= WHAT NEEDS TO BE DONE =
Find every line with the word "this". Copy those lines.

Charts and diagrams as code
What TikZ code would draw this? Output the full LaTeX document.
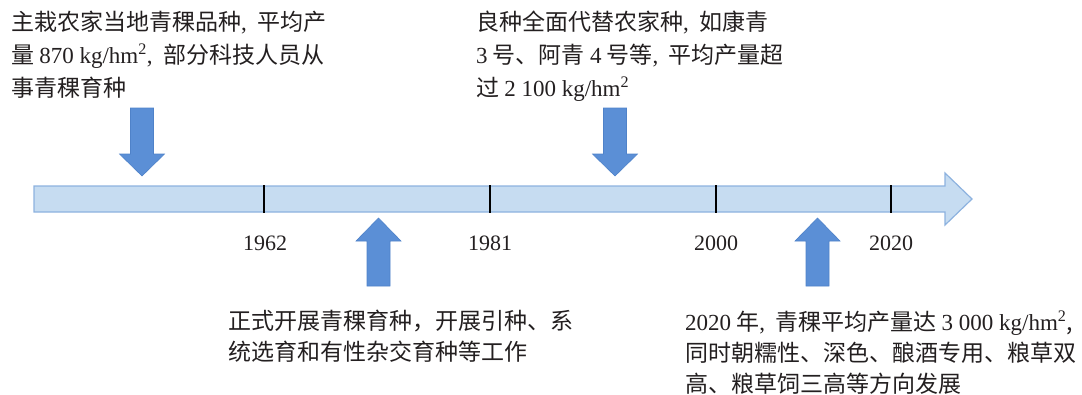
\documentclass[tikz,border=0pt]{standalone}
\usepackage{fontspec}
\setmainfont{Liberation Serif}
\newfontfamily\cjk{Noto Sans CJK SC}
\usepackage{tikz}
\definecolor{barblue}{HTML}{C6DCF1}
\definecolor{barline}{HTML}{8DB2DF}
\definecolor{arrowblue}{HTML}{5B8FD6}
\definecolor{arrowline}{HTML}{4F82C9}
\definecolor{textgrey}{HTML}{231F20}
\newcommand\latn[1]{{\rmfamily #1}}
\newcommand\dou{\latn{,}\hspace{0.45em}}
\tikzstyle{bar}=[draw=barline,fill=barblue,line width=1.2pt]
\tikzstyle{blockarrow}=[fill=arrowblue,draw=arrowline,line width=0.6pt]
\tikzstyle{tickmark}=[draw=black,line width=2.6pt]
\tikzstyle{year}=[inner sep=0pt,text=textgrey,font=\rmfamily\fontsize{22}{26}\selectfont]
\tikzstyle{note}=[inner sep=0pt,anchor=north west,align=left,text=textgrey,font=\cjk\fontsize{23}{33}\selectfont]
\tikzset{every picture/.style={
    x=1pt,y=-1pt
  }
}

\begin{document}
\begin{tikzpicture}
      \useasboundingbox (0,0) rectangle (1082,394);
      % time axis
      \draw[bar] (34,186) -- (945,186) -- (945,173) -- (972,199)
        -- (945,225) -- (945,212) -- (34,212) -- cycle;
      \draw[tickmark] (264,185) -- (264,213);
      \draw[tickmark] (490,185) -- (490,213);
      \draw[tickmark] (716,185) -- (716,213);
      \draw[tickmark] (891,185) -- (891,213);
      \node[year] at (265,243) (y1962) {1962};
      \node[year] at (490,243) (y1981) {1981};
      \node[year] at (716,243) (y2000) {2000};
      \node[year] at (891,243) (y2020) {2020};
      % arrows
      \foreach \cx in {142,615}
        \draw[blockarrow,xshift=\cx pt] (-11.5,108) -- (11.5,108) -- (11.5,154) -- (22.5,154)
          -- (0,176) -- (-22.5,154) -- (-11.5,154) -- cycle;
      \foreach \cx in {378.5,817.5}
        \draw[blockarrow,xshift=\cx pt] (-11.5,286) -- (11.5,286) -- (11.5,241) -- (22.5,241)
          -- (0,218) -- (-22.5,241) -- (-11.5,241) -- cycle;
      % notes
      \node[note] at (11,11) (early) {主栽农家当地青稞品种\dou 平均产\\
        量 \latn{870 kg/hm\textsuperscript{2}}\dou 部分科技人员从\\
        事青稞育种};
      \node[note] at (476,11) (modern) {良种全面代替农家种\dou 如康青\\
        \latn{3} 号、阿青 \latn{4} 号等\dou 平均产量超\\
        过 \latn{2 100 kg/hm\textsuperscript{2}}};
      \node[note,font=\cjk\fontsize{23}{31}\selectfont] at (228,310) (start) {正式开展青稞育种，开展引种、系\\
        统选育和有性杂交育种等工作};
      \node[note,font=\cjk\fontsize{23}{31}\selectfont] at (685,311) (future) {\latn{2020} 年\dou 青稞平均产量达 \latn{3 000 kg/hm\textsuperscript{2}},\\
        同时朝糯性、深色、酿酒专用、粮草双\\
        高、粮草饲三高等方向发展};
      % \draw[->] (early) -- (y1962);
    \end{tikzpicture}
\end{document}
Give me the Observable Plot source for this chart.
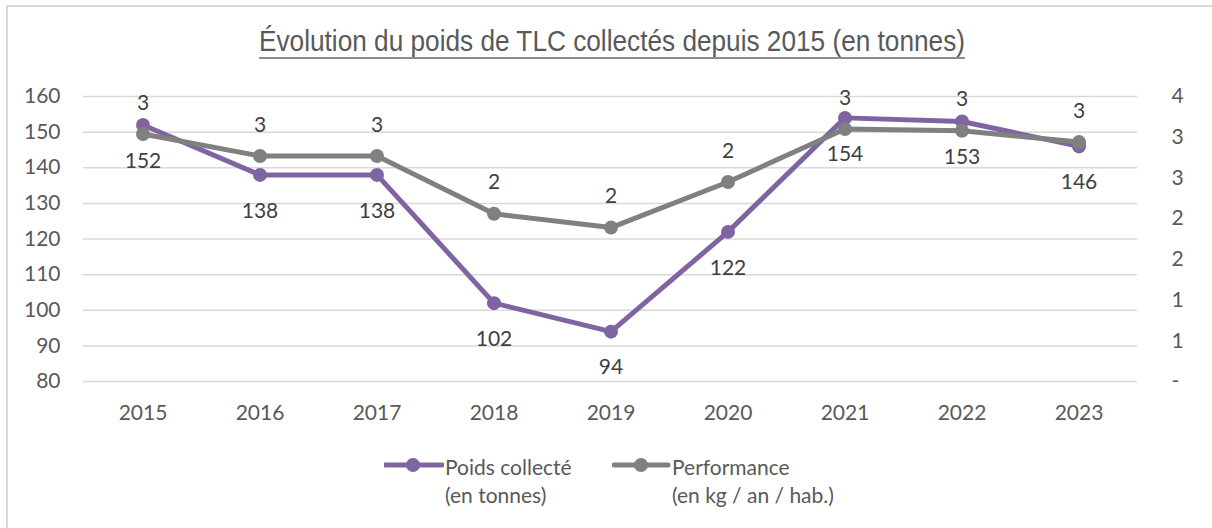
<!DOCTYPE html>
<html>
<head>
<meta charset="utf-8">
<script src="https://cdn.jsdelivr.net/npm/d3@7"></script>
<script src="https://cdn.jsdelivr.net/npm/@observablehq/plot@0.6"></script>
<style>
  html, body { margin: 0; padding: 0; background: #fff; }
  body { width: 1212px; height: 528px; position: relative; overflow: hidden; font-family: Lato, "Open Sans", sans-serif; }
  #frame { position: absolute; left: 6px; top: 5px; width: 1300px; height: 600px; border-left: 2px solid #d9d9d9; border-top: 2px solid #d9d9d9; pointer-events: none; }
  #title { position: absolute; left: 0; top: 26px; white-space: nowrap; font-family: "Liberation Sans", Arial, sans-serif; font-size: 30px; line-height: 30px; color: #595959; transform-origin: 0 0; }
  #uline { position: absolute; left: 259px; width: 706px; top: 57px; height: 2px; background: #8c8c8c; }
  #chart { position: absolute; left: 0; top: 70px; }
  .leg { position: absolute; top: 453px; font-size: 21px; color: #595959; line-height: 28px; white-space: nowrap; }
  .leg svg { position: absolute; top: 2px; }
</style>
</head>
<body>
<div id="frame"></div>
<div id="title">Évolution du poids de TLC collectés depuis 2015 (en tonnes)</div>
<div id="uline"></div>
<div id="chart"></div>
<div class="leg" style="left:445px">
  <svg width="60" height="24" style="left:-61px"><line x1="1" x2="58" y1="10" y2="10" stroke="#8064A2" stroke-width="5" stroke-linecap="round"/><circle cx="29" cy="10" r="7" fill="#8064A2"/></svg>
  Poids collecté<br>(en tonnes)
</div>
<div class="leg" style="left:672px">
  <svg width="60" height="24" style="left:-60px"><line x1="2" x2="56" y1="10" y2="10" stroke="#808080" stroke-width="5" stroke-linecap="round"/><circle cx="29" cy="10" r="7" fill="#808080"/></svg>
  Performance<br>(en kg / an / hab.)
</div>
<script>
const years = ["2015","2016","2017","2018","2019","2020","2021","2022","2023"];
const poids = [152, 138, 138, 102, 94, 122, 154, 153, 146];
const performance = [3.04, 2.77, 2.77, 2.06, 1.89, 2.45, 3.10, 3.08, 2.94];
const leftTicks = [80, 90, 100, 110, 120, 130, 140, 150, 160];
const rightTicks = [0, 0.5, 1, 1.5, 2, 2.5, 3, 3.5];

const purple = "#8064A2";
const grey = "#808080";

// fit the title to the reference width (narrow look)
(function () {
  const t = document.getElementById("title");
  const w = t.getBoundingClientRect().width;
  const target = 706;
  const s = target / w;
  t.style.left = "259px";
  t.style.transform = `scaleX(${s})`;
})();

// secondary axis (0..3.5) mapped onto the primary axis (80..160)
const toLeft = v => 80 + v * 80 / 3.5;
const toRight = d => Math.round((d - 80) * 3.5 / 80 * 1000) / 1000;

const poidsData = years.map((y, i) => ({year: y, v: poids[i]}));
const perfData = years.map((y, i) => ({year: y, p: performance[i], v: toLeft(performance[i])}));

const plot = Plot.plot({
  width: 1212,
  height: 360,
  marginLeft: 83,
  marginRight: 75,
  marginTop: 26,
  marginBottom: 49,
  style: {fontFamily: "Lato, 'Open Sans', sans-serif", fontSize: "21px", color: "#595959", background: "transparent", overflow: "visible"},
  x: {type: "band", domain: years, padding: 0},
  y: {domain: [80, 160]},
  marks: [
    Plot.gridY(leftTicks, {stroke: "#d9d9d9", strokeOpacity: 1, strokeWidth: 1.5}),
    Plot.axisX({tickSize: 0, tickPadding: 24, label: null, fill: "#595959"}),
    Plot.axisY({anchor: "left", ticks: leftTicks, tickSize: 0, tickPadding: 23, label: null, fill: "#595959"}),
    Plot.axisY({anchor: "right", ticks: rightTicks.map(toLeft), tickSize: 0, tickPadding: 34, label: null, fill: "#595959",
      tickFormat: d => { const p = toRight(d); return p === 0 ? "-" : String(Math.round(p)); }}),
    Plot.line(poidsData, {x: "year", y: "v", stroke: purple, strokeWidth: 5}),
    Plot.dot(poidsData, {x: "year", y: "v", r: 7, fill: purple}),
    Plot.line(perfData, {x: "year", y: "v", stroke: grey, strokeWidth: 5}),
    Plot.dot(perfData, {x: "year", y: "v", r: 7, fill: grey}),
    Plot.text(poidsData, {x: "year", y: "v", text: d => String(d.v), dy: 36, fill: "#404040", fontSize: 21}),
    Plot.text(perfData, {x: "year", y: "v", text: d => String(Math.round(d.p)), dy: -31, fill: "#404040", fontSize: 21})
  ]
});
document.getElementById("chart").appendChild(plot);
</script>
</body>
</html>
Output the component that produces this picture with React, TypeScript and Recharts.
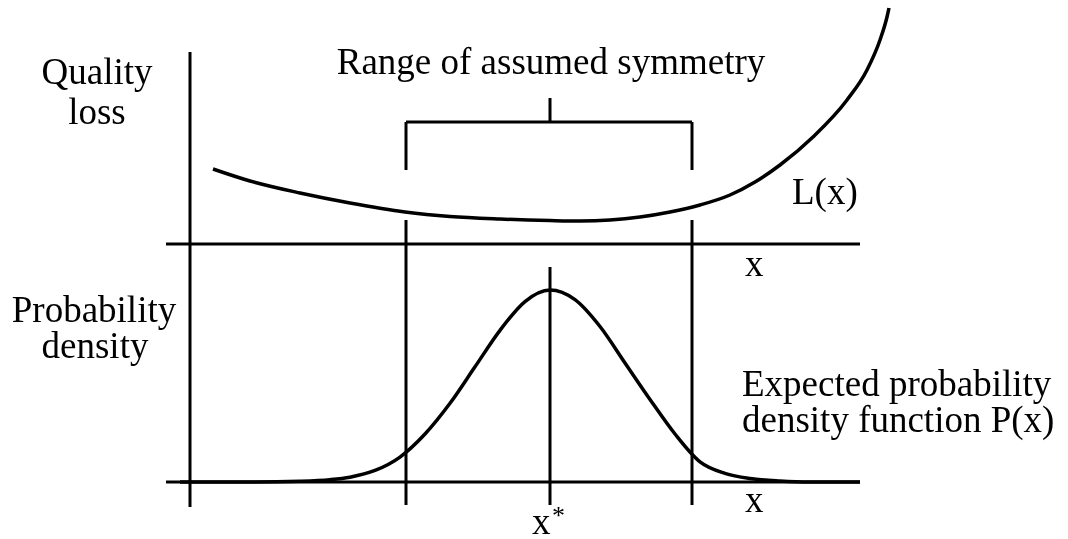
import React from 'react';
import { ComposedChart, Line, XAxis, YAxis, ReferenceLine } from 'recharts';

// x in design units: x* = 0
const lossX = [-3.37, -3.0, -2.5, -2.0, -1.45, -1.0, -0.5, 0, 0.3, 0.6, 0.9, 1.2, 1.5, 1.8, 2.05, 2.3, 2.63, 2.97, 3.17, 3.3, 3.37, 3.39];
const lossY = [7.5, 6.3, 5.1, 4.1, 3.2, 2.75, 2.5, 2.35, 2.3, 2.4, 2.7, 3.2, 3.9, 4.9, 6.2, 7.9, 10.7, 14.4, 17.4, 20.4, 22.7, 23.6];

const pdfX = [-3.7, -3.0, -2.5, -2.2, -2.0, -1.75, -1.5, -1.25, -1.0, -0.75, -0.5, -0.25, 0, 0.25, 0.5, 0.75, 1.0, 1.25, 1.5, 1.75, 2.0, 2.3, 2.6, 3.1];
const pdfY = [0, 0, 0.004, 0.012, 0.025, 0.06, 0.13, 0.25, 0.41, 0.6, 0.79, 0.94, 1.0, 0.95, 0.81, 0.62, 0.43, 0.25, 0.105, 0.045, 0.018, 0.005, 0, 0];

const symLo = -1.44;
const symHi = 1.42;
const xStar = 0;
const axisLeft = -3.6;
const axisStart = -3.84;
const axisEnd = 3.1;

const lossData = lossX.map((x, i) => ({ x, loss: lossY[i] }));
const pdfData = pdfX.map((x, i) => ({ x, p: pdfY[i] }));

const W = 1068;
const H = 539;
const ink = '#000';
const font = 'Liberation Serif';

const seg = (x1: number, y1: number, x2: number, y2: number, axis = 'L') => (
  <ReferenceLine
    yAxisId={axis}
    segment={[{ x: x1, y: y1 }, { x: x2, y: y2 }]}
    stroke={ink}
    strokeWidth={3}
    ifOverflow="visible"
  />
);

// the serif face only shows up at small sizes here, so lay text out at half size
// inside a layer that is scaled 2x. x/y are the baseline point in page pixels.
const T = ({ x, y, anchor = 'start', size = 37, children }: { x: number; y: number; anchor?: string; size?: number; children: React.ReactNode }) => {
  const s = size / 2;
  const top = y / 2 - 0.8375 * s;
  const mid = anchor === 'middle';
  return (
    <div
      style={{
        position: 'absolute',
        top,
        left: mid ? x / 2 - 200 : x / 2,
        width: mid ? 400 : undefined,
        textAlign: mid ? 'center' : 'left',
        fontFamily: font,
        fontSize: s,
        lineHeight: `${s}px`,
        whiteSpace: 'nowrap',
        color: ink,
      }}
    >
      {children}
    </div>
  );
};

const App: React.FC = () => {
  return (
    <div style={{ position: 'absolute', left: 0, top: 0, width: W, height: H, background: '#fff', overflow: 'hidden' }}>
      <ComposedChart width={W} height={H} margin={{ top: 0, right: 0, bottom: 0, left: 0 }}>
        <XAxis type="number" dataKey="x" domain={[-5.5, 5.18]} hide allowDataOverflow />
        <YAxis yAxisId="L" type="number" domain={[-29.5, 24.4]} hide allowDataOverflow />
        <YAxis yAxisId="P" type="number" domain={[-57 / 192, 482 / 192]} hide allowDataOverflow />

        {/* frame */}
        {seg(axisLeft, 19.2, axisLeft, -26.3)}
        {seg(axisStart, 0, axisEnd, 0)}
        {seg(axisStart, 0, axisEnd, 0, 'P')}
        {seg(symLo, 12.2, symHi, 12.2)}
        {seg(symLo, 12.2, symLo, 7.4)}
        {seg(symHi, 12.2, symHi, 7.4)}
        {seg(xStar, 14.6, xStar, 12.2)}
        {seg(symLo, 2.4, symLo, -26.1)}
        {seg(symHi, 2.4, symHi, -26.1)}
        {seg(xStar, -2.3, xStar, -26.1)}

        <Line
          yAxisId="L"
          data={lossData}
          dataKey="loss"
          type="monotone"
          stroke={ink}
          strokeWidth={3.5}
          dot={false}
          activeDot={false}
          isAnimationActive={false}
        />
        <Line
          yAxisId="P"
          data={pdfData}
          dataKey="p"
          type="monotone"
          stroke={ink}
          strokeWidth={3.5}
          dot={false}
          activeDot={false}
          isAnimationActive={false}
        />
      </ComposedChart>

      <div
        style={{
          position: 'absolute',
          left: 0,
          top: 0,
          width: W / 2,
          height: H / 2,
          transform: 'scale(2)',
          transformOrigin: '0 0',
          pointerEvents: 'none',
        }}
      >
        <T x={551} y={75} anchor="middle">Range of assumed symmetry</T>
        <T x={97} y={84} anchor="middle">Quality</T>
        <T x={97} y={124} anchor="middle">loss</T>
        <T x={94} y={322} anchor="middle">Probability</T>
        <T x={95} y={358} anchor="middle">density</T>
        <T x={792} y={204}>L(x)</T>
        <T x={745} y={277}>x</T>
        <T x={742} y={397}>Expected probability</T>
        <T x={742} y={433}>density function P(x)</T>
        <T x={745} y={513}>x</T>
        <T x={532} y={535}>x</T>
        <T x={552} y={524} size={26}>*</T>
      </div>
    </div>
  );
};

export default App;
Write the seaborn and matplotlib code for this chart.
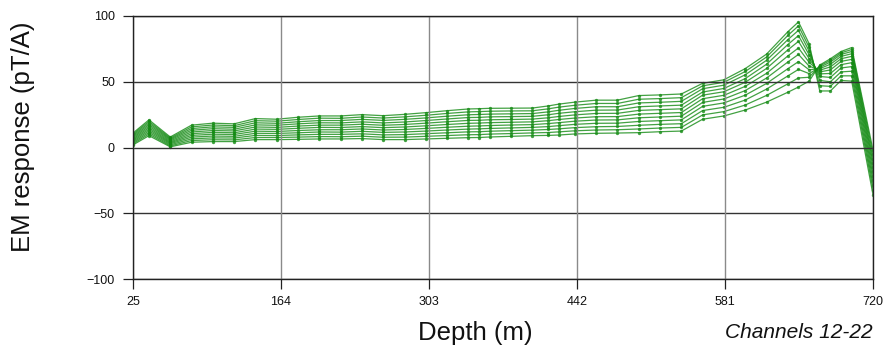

= ANSWER FOR THE TASK =
What TikZ code would draw this? Output the full LaTeX document.
Give me the Observable Plot source for this chart.
Output the component that produces this picture with React, TypeScript and Recharts.
Write the seaborn and matplotlib code for this chart.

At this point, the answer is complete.